3D Printers Could Make Devices With Embedded Electronics
18-10-2019 | By Rob Coppinger
Electronic devices made of fibres containing interconnected materials that can sense their surroundings, store energy, emit light or perform other actions, could be printed.
The devices can be made by a standard 3D printer known as a fused deposition modelling printer that has been modified with a nozzle that operates at a lower temperature. At this lower temperature, a filament that contains electronics is pushed through the nozzle at a faster rate than conventional printers. Additive manufacturing, also known as 3D printing, builds up a structure using molten material, layer by layer. With a lower temperature nozzle, only the exterior of the filament, which is a polymer cladding, becomes molten so it adheres to the previous filament already laid down.
While the polymer cladding becomes partially molten, the interior of the filament stays cool and solid, with its embedded electronic functions unaffected. The filament is made by assembling the different electronic materials into a larger-scale version which is called a preform. That preform is then heated in a furnace and drawn out to produce a narrow filament that contains those materials in the same relative positions but reduced in size.

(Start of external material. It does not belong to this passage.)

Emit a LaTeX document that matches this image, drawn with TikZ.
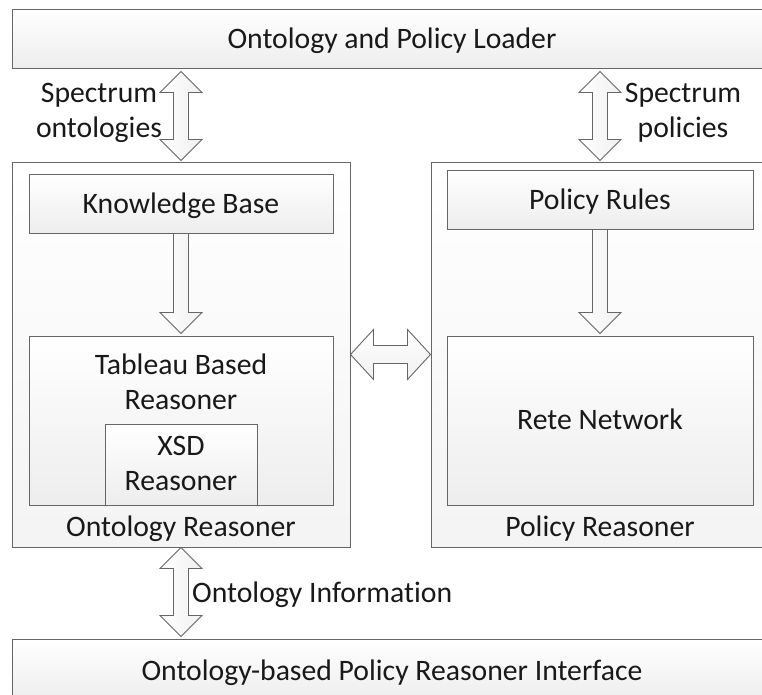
\documentclass[tikz,border=0pt]{standalone}
\usepackage{fontspec}
\setmainfont[Ligatures=NoCommon]{Carlito}
\usetikzlibrary{calc}
\definecolor{edge}{HTML}{666666}

% vertical double arrow between a top tip and a bottom tip
\newcommand\VDArrow[2]{%
  \draw[arr] (#1) -- ++(21,21) -- ++(-13.5,0) -- ($(#2)+(7.5,-21)$) -- ++(13.5,0)
    -- (#2) -- ++(-21,-21) -- ++(13.5,0) -- ($(#1)+(-7.5,21)$) -- ++(-13.5,0) -- cycle;}
% horizontal double arrow between a left tip and a right tip
\newcommand\HDArrow[2]{%
  \draw[harr] (#1) -- ++(23,-25) -- ++(0,16) -- ($(#2)+(-23,-9)$) -- ++(0,-16)
    -- (#2) -- ++(-23,25) -- ++(0,-16) -- ($(#1)+(23,9)$) -- ++(0,16) -- cycle;}
% single downward arrow from a shaft start to a tip
\newcommand\VSArrow[2]{%
  \draw[arr] ($(#1)+(-7.5,0)$) -- ($(#2)+(-7.5,-21)$) -- ++(-13.5,0) -- (#2)
    -- ++(21,-21) -- ++(-13.5,0) -- ($(#1)+(7.5,0)$) -- cycle;}

\begin{document}
\begin{tikzpicture}[x=1pt,y=-1pt,
  font=\fontsize{29.7}{35}\selectfont,
  box/.style={draw=edge, line width=1pt, rectangle, inner sep=0pt,
    top color=white, bottom color=gray!14},
  frame/.style={draw=edge, line width=1pt, rectangle, inner sep=0pt,
    top color=white, bottom color=gray!9},
  arr/.style={draw=edge, line width=0.9pt, line join=miter,
    left color=white, right color=gray!12},
  harr/.style={draw=edge, line width=0.9pt, line join=miter,
    top color=white, bottom color=gray!12},
  lbl/.style={inner sep=0pt, anchor=base, text=black!90}]

\useasboundingbox (0,0) rectangle (762,694);
\clip (0,0) rectangle (762,694);
\fill[white] (0,0) rectangle (762,694);

% outer components
\node[box, minimum width=760, minimum height=59] (loader) at (392,38.5) {};
\node[frame, minimum width=338, minimum height=385] (ontR) at (181,354.5) {};
\node[frame, minimum width=338, minimum height=385] (polR) at (600,354.5) {};
\node[box, minimum width=760, minimum height=62] (iface) at (392,670) {};

% inner components
\node[box, minimum width=304, minimum height=59] (kb) at (181,203.5) {};
\node[box, minimum width=304, minimum height=169] (tab) at (181,420.5) {};
\node[box, minimum width=152, minimum height=81] (xsd) at (181,464.5) {};
\node[box, minimum width=306, minimum height=59] (rules) at (600,199.5) {};
\node[box, minimum width=306, minimum height=169] (rete) at (600,420.5) {};

% texts
\node[lbl] (tLoader) at (392,48) {Ontology and Policy Loader};
\node[lbl] (tKb) at (181,213) {Knowledge Base};
\node[lbl] (tTabA) at (181,374) {Tableau Based};
\node[lbl] (tTabB) at (181,409) {Reasoner};
\node[lbl] (tXsdA) at (181,455.5) {XSD};
\node[lbl] (tXsdB) at (181,490) {Reasoner};
\node[lbl] (tOntR) at (181,536) {Ontology Reasoner};
\node[lbl] (tRules) at (600,209) {Policy Rules};
\node[lbl] (tRete) at (600,429) {Rete Network};
\node[lbl] (tPolR) at (600,536) {Policy Reasoner};
\node[lbl] (tIface) at (392,680) {Ontology-based Policy Reasoner Interface};
\node[lbl] (tSpecA) at (99,102) {Spectrum};
\node[lbl] (tSpecB) at (99,137) {ontologies};
\node[lbl] (tSpecC) at (683,102) {Spectrum};
\node[lbl] (tSpecD) at (683,137) {policies};
\node[lbl, anchor=base west] (tInfo) at (192,602) {Ontology Information};

% arrow end points
\coordinate (aOntTop) at ($(loader.south -| ontR.north)+(0,3)$);
\coordinate (aOntBot) at ($(ontR.north)+(0,-1)$);
\coordinate (aPolTop) at ($(loader.south -| polR.north)+(0,3)$);
\coordinate (aPolBot) at ($(polR.north)+(0,-1)$);
\coordinate (aTabTip) at ($(tab.north)+(0,-2)$);
\coordinate (aReteTip) at ($(rete.north)+(0,-2)$);
\coordinate (aIfTip) at ($(iface.north -| ontR.south)+(0,-2)$);

% connectors
\VDArrow{aOntTop}{aOntBot}
\VDArrow{aPolTop}{aPolBot}
\VSArrow{kb.south}{aTabTip}
\VSArrow{rules.south}{aReteTip}
\HDArrow{ontR.east}{polR.west}
\VDArrow{ontR.south}{aIfTip}
\end{tikzpicture}
\end{document}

Once laid down, the finished filament device can be connected to a power source for functions such as light emission. The devices can use light because "the polymer coating used in our fibres is transparent to detected light,” Massachusetts Institute of Technology (MIT) doctoral student Gabriel Loke explains. “In our work, we used the thermoplastic polycarbonate and cyclic olefin copolymer, both of which have high transparency in the visible light range."
Functional Prototypes
The filament’s electronic components include metal wires, semiconductors for controlling some functions, and polymer insulators to prevent the different parts from contacting each other. The MIT researchers printed a wing for a model aircraft using filaments that contained both light-emitting and light-detecting electronics. For communications applications, flashing lights can transmit data that is then picked up by other fibres containing light sensors.
Using the 3D printing method developed by the MIT researchers, a structure such as this model airplane wing could have both light emitters and light detectors embedded in the material so that it could continuously detect any micro-cracks as they begin to form.
Credit: Felice Frankel
Making prototypes was the first application for additive manufacturing, and the filament printer could take this one stage further; they would be functional rather than static models. Beyond prototypes, toy or remote- control aircraft is a possible use, considering the wing that has already been made. An example the MIT researchers give is prosthetic limbs. An entire limb could be printed with all the electronics to monitor and control the limb embedded, while its dimensions and contours would match the patient’s body for a close fit.
The work was partly supported by the United States (US) government’s National Science Foundation, the US Army Research Laboratory and the US Army Research Office through the Institute for Soldier Nanotechnologies.